Esta actividad conectó a Johannes con la naturaleza, le permitió experimentar con semillas, ciclos y pestes del cultivo. Los viajes y peripecias le dejaron enseñanzas y un propósito: trabajar con ahínco para partir en dos años hacia Sudamérica y, mediante algunos contactos y facilidades que daba el gobierno radical de la Argentina, arrendar tierras para tener su propio monte de árboles y una casa.


Febrero pasó con lentitud, los días cortos de ese invierno especialmente crudo reavivaron la tos de la pequeña Titte.

Probó todas las medicinas caseras de la familia, que se esmeraba en complacerla.

La posguerra fue larga en Europa, y la neutralidad de Dinamarca había favorecido su economía, ya que los países vecinos —diezmados humana y económicamente— no competían por los mercados que habían conquistado los daneses. Aun así, viendo que su familia tenía una mejor situación económica, Nellie sentía que ese no era su lugar. Terminó de confirmarlo al no encontrar a Hans, su exesposo y padre de Margarita, que estaba de viaje.

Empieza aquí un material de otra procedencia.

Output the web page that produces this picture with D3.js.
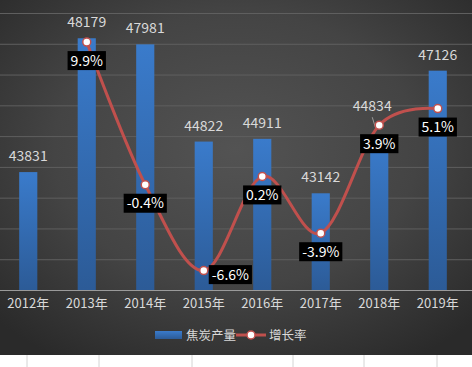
<!DOCTYPE html>
<html>
<head>
<meta charset="utf-8">
<script src="https://cdn.jsdelivr.net/npm/d3@7"></script>
<style>
  html, body { margin: 0; padding: 0; background: #fff; }
  svg { display: block; font-family: "Noto Sans CJK SC", "Noto Sans", sans-serif; }
</style>
</head>
<body>
<svg id="chart" width="472" height="367"></svg>
<script>
const years = ["2012年", "2013年", "2014年", "2015年", "2016年", "2017年", "2018年", "2019年"];
const cokeOutput = [43831, 48179, 47981, 44822, 44911, 43142, 44834, 47126];
// growth rate (%) — 2012 has no value
const growthRate = [null, 9.9, -0.4, -6.6, 0.2, -3.9, 3.9, 5.1];
const legendNames = ["焦炭产量", "增长率"];

const W = 472, H = 367;
const chartBottom = 355;
const svg = d3.select("#chart");

// background with radial gradient like the Excel dark style
const defs = svg.append("defs");
const bg = defs.append("radialGradient").attr("id", "bg")
  .attr("cx", "50%").attr("cy", "42%").attr("r", "70%");
bg.append("stop").attr("offset", "0%").attr("stop-color", "#535353");
bg.append("stop").attr("offset", "55%").attr("stop-color", "#444");
bg.append("stop").attr("offset", "100%").attr("stop-color", "#2a2a2a");

const barGrad = defs.append("linearGradient").attr("id", "barGrad")
  .attr("x1", 0).attr("y1", 0).attr("x2", 0).attr("y2", 1);
barGrad.append("stop").attr("offset", "0%").attr("stop-color", "#3a7bcb");
barGrad.append("stop").attr("offset", "100%").attr("stop-color", "#2c5b97");

// spreadsheet cells below the chart
svg.append("rect").attr("x", 0).attr("y", chartBottom).attr("width", W).attr("height", H - chartBottom).attr("fill", "#fff");
[27, 99, 192, 293, 364, 437].forEach(x => {
  svg.append("line").attr("x1", x).attr("x2", x).attr("y1", chartBottom).attr("y2", H)
    .attr("stroke", "#d4d4d4").attr("stroke-width", 1);
});

svg.append("rect").attr("width", W).attr("height", chartBottom).attr("fill", "url(#bg)");

const plot = { left: -1, right: 467, top: 13, bottom: 290 };

const x = d3.scaleBand().domain(years).range([plot.left, plot.right])
  .paddingInner(0.69).paddingOuter(0.345);
const yBar = d3.scaleLinear().domain([40000, 49000]).range([plot.bottom, plot.top]);
const yLine = d3.scaleLinear().domain([-8, 12]).range([plot.bottom, plot.top]);
const cx = d => x(d) + x.bandwidth() / 2;

// gridlines
const grid = svg.append("g").attr("transform", `translate(0,0)`)
  .call(d3.axisLeft(yBar).ticks(9).tickSize(-W).tickFormat(""));
grid.select(".domain").remove();
grid.selectAll(".tick line").attr("stroke", "#5f5f5f").attr("stroke-width", 1);
grid.selectAll(".tick").filter(d => d === 40000).remove();

// bars
svg.append("g").selectAll("rect").data(cokeOutput).join("rect")
  .attr("x", (d, i) => x(years[i]))
  .attr("y", d => yBar(d))
  .attr("width", x.bandwidth())
  .attr("height", d => plot.bottom - yBar(d))
  .attr("fill", "url(#barGrad)");

// x axis
const xAxis = svg.append("g").attr("transform", `translate(0,${plot.bottom})`)
  .call(d3.axisBottom(x).tickSize(0).tickPadding(9));
xAxis.select(".domain").attr("stroke", "#9a9a9a").attr("d", `M0,0.5H${W}`);
xAxis.selectAll("text").attr("fill", "#d9d9d9").attr("font-size", 13)
  .attr("font-family", "'Noto Sans CJK SC', sans-serif");

// bar value labels
const barLabelNudge = { 6: [-7, -19] };
const barLabels = svg.append("g");
cokeOutput.forEach((v, i) => {
  const [dx, dy] = barLabelNudge[i] || [0, 0];
  const lx = cx(years[i]) + dx, ly = yBar(v) - 11 + dy;
  if (barLabelNudge[i]) {
    barLabels.append("line")
      .attr("x1", lx).attr("y1", ly + 6)
      .attr("x2", cx(years[i]) - 3).attr("y2", yBar(v) - 11)
      .attr("stroke", "#9a9a9a").attr("stroke-width", 1);
  }
  barLabels.append("text")
    .attr("x", lx).attr("y", ly)
    .attr("text-anchor", "middle")
    .attr("fill", "#d9d9d9").attr("font-size", 14)
    .text(v);
});

// growth rate line
const linePts = growthRate.map((g, i) => ({ year: years[i], g })).filter(d => d.g !== null);
const line = d3.line()
  .x(d => cx(d.year))
  .y(d => yLine(d.g))
  .curve(d3.curveCardinal.tension(0));
svg.append("path").datum(linePts)
  .attr("d", line)
  .attr("fill", "none")
  .attr("stroke", "#c0504d")
  .attr("stroke-width", 3);

svg.append("g").selectAll("circle").data(linePts).join("circle")
  .attr("cx", d => cx(d.year))
  .attr("cy", d => yLine(d.g))
  .attr("r", 4)
  .attr("fill", "#fff")
  .attr("stroke", "#c0504d")
  .attr("stroke-width", 1.5);

// growth labels (black boxes)
const lineLabels = svg.append("g");
linePts.forEach(d => {
  const px = cx(d.year), py = yLine(d.g);
  const g = lineLabels.append("g");
  const t = g.append("text")
    .attr("fill", "#fff").attr("font-size", 14)
    .attr("text-anchor", "middle")
    .text(d.g.toFixed(1) + "%");
  const w = t.node().getComputedTextLength() + 6;
  let bx, by;
  if (d.year === "2015年") { bx = px + 5 + w / 2; by = py + 4; }
  else { bx = px; by = py + 9 + 9.5; }
  g.insert("rect", "text")
    .attr("x", bx - w / 2).attr("y", by - 9.5)
    .attr("width", w).attr("height", 19)
    .attr("fill", "#000");
  t.attr("x", bx).attr("y", by + 5);
});

// legend
const lg = svg.append("g").attr("transform", "translate(0,335)");
lg.append("rect").attr("x", 155).attr("y", -4).attr("width", 27).attr("height", 8).attr("fill", "url(#barGrad)");
lg.append("text").attr("x", 186).attr("y", 5).attr("fill", "#d9d9d9").attr("font-size", 12.5).text(legendNames[0]);
lg.append("line").attr("x1", 236).attr("x2", 266).attr("y1", 0).attr("y2", 0)
  .attr("stroke", "#c0504d").attr("stroke-width", 3);
lg.append("circle").attr("cx", 251).attr("cy", 0).attr("r", 4)
  .attr("fill", "#fff").attr("stroke", "#c0504d").attr("stroke-width", 1.5);
lg.append("text").attr("x", 269).attr("y", 5).attr("fill", "#d9d9d9").attr("font-size", 12.5).text(legendNames[1]);
</script>
</body>
</html>
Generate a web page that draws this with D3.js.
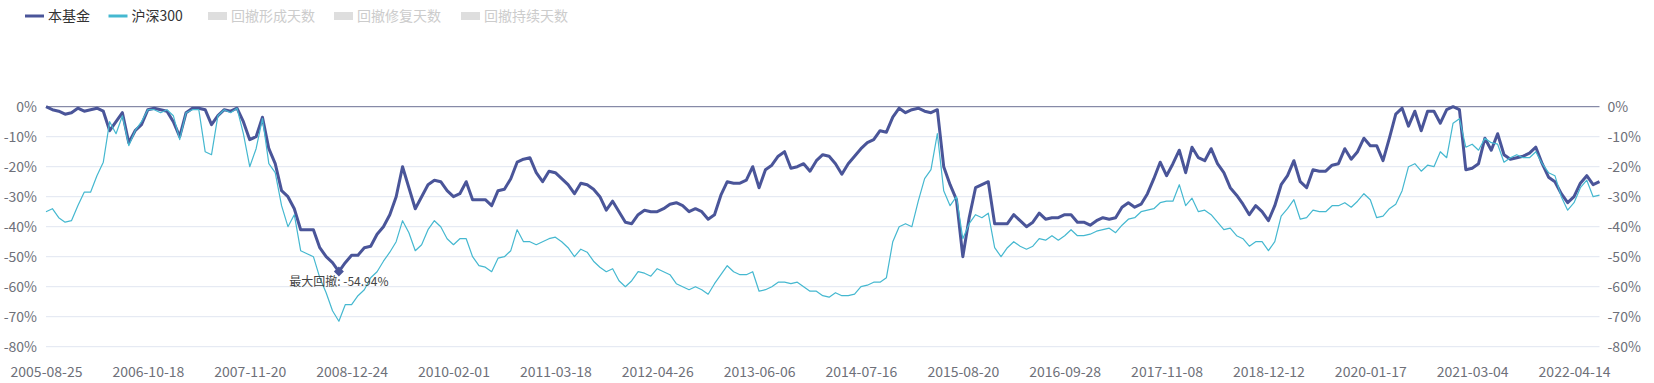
<!DOCTYPE html>
<html>
<head>
<meta charset="utf-8">
<script src="https://cdn.jsdelivr.net/npm/d3@7/dist/d3.min.js"></script>
<style>
  html, body { margin: 0; padding: 0; background: #ffffff; }
  svg { display: block; font-family: "Noto Sans CJK SC", "Noto Sans", sans-serif; }
</style>
</head>
<body>
<div id="chart"></div>
<script>
// ---- data (drawdown %, sampled at equal trading-day steps) ----
const xTickLabels = ["2005-08-25","2006-10-18","2007-11-20","2008-12-24","2010-02-01","2011-03-18","2012-04-26","2013-06-06","2014-07-16","2015-08-20","2016-09-28","2017-11-08","2018-12-12","2020-01-17","2021-03-04","2022-04-14"];
const samplesPerLabel = 16;
const yTicks = [0,-10,-20,-30,-40,-50,-60,-70,-80];
const seriesNames = ["本基金","沪深300"];
const inactiveLegend = ["回撤形成天数","回撤修复天数","回撤持续天数"];

const fund = [
 0,-1,-1.5,-2.5,-2,-0.5,-1.5,-1,-0.5,-1.5,
 -8,-5,-2,-12,-8,-6,-1,-0.5,-1,-1.5,
 -5,-10,-2,-0.5,-0.5,-1,-6,-3,-1,-1.5,
 -0.5,-5,-11,-10,-3.5,-14,-19,-28,-30,-34,
 -41,-41,-41,-47,-50,-52,-54.94,-52,-49.5,-49.5,
 -47,-46.5,-42.5,-40,-36,-30,-20,-27,-34,-30,
 -26,-24.5,-25,-28,-30,-29,-25,-31,-31,-31,
 -33,-28,-27.5,-24,-18.5,-17.5,-17,-22,-25,-21.5,
 -22,-24,-26,-29,-25.5,-26,-27.5,-30,-34.5,-31.5,
 -35,-38.5,-39,-36,-34.5,-35,-35,-34,-32.5,-32,
 -33,-35,-34,-35,-37.5,-36,-29.5,-25,-25.5,-25.5,
 -24.5,-20,-27,-21,-19.5,-16.5,-15,-20.5,-20,-19,
 -21.5,-18,-16,-16.5,-19,-22.5,-19,-16.5,-14,-12,
 -11,-8,-8.5,-3.5,-0.5,-2,-1,-0.5,-1.5,-2,
 -1,-20,-26,-31,-50,-37,-27,-26,-25,-39,
 -39,-39,-36,-38,-40,-38.5,-35.5,-37.5,-37,-37,
 -36,-36,-38.5,-38.5,-39.5,-38,-37,-37.5,-37,-33.5,
 -32,-33.5,-32.5,-29,-24,-18.5,-23,-19,-14.5,-22,
 -13.5,-17,-18,-14,-19,-22,-27,-29.5,-32.5,-36,
 -33,-35,-38,-33,-26,-23,-18,-25,-27,-21,
 -21.5,-21.5,-19.5,-19,-14,-17.5,-15,-10.5,-13,-13,
 -18,-10.5,-2.5,-0.5,-6.5,-1.5,-8,-1.5,-1.5,-5.5,
 -1,0,-1,-21,-20.5,-19,-10.5,-14.5,-9,-16,
 -17.5,-17,-16.5,-15.5,-13.5,-19,-23.5,-25,-29,-32,
 -30,-25.5,-23,-26,-25
];

const hs300 = [
 -35,-34,-37,-38.5,-38,-33,-28.5,-28.5,-23,-18.5,
 -5,-9,-3,-13,-8,-5,-1,-1,-2,-1,
 -3,-11,-2,-1,-1,-15,-16,-3,-1,-2,
 -0.5,-9,-20,-14,-4,-19,-22,-33,-40,-36,
 -48,-49,-50,-57,-62,-68,-71.5,-66,-66,-63,
 -61,-57,-55,-51.5,-48.5,-45,-38,-42,-48,-46,
 -41,-38,-40,-44,-46,-44,-44,-50,-53,-53.5,
 -55,-50.5,-50,-48,-41,-45,-45,-46,-45,-44,
 -43.5,-45,-47,-50,-47.5,-48.5,-51.5,-53.5,-55,-54,
 -58,-60,-58,-55,-55.5,-56.5,-54,-55,-56,-59,
 -60,-61,-60,-61,-62.5,-59,-56,-53,-55,-56,
 -56,-55,-61.5,-61,-60,-58.5,-58.5,-59,-58.5,-60,
 -61.5,-61.5,-63,-63.5,-62,-63,-63,-62.5,-60,-59.5,
 -58.5,-58.5,-57,-45,-40,-39,-40,-31.5,-24,-21,
 -9,-28,-33,-30,-44,-39,-36,-37,-35.5,-47,
 -50,-47,-45,-46.5,-47.5,-46.5,-44,-44.5,-43,-44.5,
 -43,-41,-43,-43,-42.5,-41.5,-41,-40.5,-42,-39.5,
 -37.5,-37,-35,-34.5,-34,-32,-31.5,-31.5,-26,-33,
 -30.5,-35,-34.5,-36,-38.5,-41,-40.5,-43,-44,-46.5,
 -45,-45,-48,-45,-36.5,-34,-31,-37.5,-37,-34.5,
 -35,-35,-33,-33,-32,-33.5,-31.5,-29,-31,-37,
 -36.5,-34,-32.5,-28,-20,-19,-21.5,-19.5,-20,-15,
 -17,-5.5,-4,-13.5,-12.5,-14.5,-10.5,-12,-12.5,-18.5,
 -17,-16,-17,-17,-15,-19,-22,-23,-30,-34.5,
 -32,-27,-24.5,-30,-29.5
];

// ---- layout ----
const W = 1654, H = 383;
const colors = { fund: "#4a5599", hs: "#45b8d0", grid: "#E0E6F1", zero: "#6b6f93", label: "#6E7079" };
const svg = d3.select("#chart").append("svg").attr("width", W).attr("height", H);

const x = d3.scaleLinear().domain([0, fund.length - 1]).range([46, 1599.5]);
const y = d3.scaleLinear().domain([-80, 0]).range([346.7, 106.7]);

// grid lines
svg.append("g").selectAll("line").data(yTicks.filter(d => d !== 0)).join("line")
  .attr("x1", x(0)).attr("x2", x(fund.length - 1))
  .attr("y1", d => y(d)).attr("y2", d => y(d))
  .attr("stroke", colors.grid).attr("stroke-width", 1);

// y axes
const fmt = d => d + "%";
const yl = svg.append("g").attr("transform", `translate(${x(0)},0)`)
  .call(d3.axisLeft(y).tickValues(yTicks).tickSize(0).tickPadding(9).tickFormat(fmt));
const yr = svg.append("g").attr("transform", `translate(${x(fund.length - 1)},0)`)
  .call(d3.axisRight(y).tickValues(yTicks).tickSize(0).tickPadding(8).tickFormat(fmt));
[yl, yr].forEach(g => {
  g.select(".domain").remove();
  g.selectAll("text").attr("fill", colors.label).style("font-size", "14px")
    .style("font-family", '"Noto Sans CJK SC", "Noto Sans", sans-serif');
});

// x axis
const xTickIdx = xTickLabels.map((_, i) => i * samplesPerLabel);
const xa = svg.append("g").attr("transform", "translate(0,372)")
  .call(d3.axisBottom(x).tickValues(xTickIdx).tickSize(0).tickPadding(0)
    .tickFormat((d, i) => xTickLabels[i]));
xa.select(".domain").remove();
xa.selectAll("text").attr("y", 0).attr("dy", "0.35em").attr("fill", colors.label)
  .style("font-size", "14px").style("font-family", '"Noto Sans CJK SC", "Noto Sans", sans-serif');

// zero line
svg.append("line").attr("x1", x(0)).attr("x2", x(fund.length - 1))
  .attr("y1", y(0)).attr("y2", y(0)).attr("stroke", colors.zero).attr("stroke-width", 1);

// lines
const line = d3.line().x((d, i) => x(i)).y(d => y(d));
svg.append("path").datum(fund).attr("d", line).attr("fill", "none")
  .attr("stroke", colors.fund).attr("stroke-width", 3).attr("stroke-linejoin", "round");
svg.append("path").datum(hs300).attr("d", line).attr("fill", "none")
  .attr("stroke", colors.hs).attr("stroke-width", 1.2).attr("stroke-linejoin", "round");

// max drawdown marker
const minVal = d3.min(fund);
const minIdx = fund.indexOf(minVal);
const mx = x(minIdx), my = y(minVal);
svg.append("path").attr("d", `M${mx},${my - 5}L${mx + 5},${my}L${mx},${my + 5}L${mx - 5},${my}Z`)
  .attr("fill", colors.fund);
svg.append("text").attr("x", mx).attr("y", my + 10).attr("dy", "0.35em")
  .attr("text-anchor", "middle").attr("fill", "#444").style("font-size", "12px")
  .text("最大回撤: " + minVal.toFixed(2) + "%");

// legend
const lg = svg.append("g").style("font-size", "14px");
const ly = 16;
const activeLegend = [
  { name: seriesNames[0], color: colors.fund, x: 25 },
  { name: seriesNames[1], color: colors.hs, x: 108.5 }
];
activeLegend.forEach(d => {
  lg.append("line").attr("x1", d.x).attr("x2", d.x + 19).attr("y1", ly).attr("y2", ly)
    .attr("stroke", d.color).attr("stroke-width", 3);
  lg.append("text").attr("x", d.x + 23).attr("y", ly).attr("dy", "0.35em")
    .attr("fill", "#333").text(d.name);
});
const inactiveX = [208, 334, 461];
inactiveLegend.forEach((name, i) => {
  lg.append("rect").attr("x", inactiveX[i]).attr("y", ly - 4).attr("width", 19).attr("height", 8)
    .attr("fill", "#dedede");
  lg.append("text").attr("x", inactiveX[i] + 23).attr("y", ly).attr("dy", "0.35em")
    .attr("fill", "#cccccc").text(name);
});
</script>
</body>
</html>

El 23 de abril de 1924, partieron nuevamente hacia Buenos Aires, a esa ciudad que no dormía y que las esperaba en medio de sombreros y poetas gloriosos. Por segunda vez en sus vidas, La Sirenita del puerto les dijo adiós.

Sin embargo, esta vez el trayecto era diferente: zarparon hacia Southampton, Inglaterra, en una embarcación menor, y desde allí, a América, a bordo del Almanzora, un barco de la Royal Mail Steam Packet Company8,XXIII. El Almanzora hacía escala en San Pablo, donde Madame Fontaine le había contado a Nellie que estaba el serpentario más impresionante del mundo.

Los primeros días de viaje casi no salieron a cubierta, a Nellie le preocupaba la salud de Margarita. Esta vez tenían un camarote privado en segunda clase, con un ojo de buey que permitía ventilar y ver el exterior, de manera que las salidas eran al cuarto de baño y al comedor.

Ya en alta mar, una tarde de sol, madre e hija se abrigaron para recorrer el barco. Margarita estaba entusiasmada de jugar con otros niños y Nellie por entablar conversaciones con adultos. Con sus gorros de piel y manguitos para protegerse del frío, caminaron en dirección al puente de mando.

Johannes las vio acercarse y dejó su trabajo un instante. Su experiencia en otros barcos le dio la posibilidad de permanecer más tiempo en cubierta, porque podía ayudar. Si no, los pasajeros de tercera clase tenían contados los minutos de aire libre y recreación. Sus conocimientos le valieron para obtener un lugar más cómodo si se encargaba de algunas tareas de mantenimiento.

Margarita inició la conversación diciendo que en Dinamarca hacía mucho frío y que ella y su mamá se volvían a la casa de los sombreros de Buenos Aires. Suficiente información para abrir una amena plática que se dio cita cada tarde en la cubierta, cuando el clima lo permitía. Ambos, Nellie y Johannes, habían nacido en la isla de Sjælland, por lo que compartieron rápidamente historias y conocidos comunes.

Johannes le habló de sus planes en la Argentina, de sus sueños de sembrar la tierra y ver crecer su propio bosque de árboles. Nellie le describió el atelier de Madame Fontaine y capturó su atención cuando le contó de la Patagonia y la inmensidad de esa naturaleza que el danés quería conocer.

Cuando faltaban dos días para arribar al puerto de Santos, en Brasil, y unos siete para llegar a Buenos Aires, Nellie dijo que quería bajar a tierra y visitar en las afueras de la ciudad brasileña el famoso serpentario. El barco permitía a los pasajeros de primera y segunda clase pasear unas horas antes de seguir hacia su destino.

—Johannes, con Titte vamos a bajar en el puerto, quiero conocer un parque, ¿quiere venir con nosotras? —invitó Nellie.

—¡No pensaba dejarlas solas en este país, cuando me contaste tu plan, ya me había apuntado! —respondió.